Si ha vizio di ultrapetizione nella pronuncia di annullamento della delibera condominiale basata sulle ragioni per le quali era stata chiesta la nullità?

Se è vero che alle delibere condominiali si applica il principio dettato in materia di contratti, secondo cui il potere attribuito al giudice dall’art. 1421 cod. civ. di rilevarne d’ufficio la nullità deve necessariamente coordinarsi con il principio della domanda ex art. 112 cod. proc. civ. (sicché il giudice non può dichiarare d’ufficio la nullità della delibera sulla base di ragioni diverse da quelle originariamente poste dalla parte a fondamento della relativa impugnazione), è altresì vero che qualora il giudice si sia limitato ad attribuire alle deduzioni della parte il loro significato giuridico (nel senso che le ragioni per le quali veniva chiesta la dichiarazione di nullità della deliberazione assembleare rientravano appieno nella azione di annullamento) questi, invero, non ha accolto una domanda diversa da quella proposta dalla odierna resistente.
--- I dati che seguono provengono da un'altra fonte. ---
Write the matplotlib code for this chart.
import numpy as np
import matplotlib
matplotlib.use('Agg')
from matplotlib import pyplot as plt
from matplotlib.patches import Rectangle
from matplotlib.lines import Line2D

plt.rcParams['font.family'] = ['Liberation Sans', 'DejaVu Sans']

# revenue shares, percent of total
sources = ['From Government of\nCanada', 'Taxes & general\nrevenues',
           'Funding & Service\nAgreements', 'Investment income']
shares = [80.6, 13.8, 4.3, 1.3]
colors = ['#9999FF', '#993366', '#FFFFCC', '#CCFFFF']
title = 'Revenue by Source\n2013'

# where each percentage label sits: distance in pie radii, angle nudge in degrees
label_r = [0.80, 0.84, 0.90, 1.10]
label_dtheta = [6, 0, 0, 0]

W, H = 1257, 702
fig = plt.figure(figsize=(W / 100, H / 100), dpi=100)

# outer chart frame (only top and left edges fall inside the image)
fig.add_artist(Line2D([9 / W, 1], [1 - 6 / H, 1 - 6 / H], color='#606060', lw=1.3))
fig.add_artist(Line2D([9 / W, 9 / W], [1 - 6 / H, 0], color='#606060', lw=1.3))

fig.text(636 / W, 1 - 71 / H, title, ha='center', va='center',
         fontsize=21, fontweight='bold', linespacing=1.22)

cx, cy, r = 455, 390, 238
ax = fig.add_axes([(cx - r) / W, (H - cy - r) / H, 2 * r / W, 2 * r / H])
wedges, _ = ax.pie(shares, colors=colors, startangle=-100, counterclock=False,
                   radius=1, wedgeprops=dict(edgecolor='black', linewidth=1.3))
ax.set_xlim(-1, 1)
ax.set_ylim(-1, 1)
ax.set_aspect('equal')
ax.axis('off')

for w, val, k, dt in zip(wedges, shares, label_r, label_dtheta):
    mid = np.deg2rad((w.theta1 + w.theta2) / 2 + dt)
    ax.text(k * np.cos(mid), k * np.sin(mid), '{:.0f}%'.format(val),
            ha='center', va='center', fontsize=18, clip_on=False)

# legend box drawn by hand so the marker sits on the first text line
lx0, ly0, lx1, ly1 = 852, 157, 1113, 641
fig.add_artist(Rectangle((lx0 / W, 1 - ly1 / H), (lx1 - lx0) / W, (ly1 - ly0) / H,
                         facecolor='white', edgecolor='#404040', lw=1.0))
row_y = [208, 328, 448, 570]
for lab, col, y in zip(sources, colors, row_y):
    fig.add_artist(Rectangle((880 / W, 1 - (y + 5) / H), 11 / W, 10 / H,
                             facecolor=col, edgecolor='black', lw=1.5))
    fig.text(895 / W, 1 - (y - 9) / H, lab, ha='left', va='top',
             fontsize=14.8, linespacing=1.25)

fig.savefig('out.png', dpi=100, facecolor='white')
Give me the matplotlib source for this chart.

Nessun vizio di ultrapetizione, dunque, è ravvisabile. Va al riguardo ricordato che nel giudizio di legittimità va tenuta distinta l’ipotesi in cui si lamenti l’omesso esame di una domanda da quella in cui si censuri l’interpretazione che ne ha dato il giudice del merito: nel primo caso, si verte propriamente in tema di violazione dell’art. 112 cod. proc. civ.; nel secondo caso, invece, poiché l’interpretazione della domanda e l’individuazione del suo contenuto integrano un tipico accertamento di fatto riservato, come tale, al giudice del merito, in sede di legittimità va solo effettuato il controllo della correttezza della motivazione [Cassazione civile, sezione seconda, sentenza del 25.9.2014, n. 19779].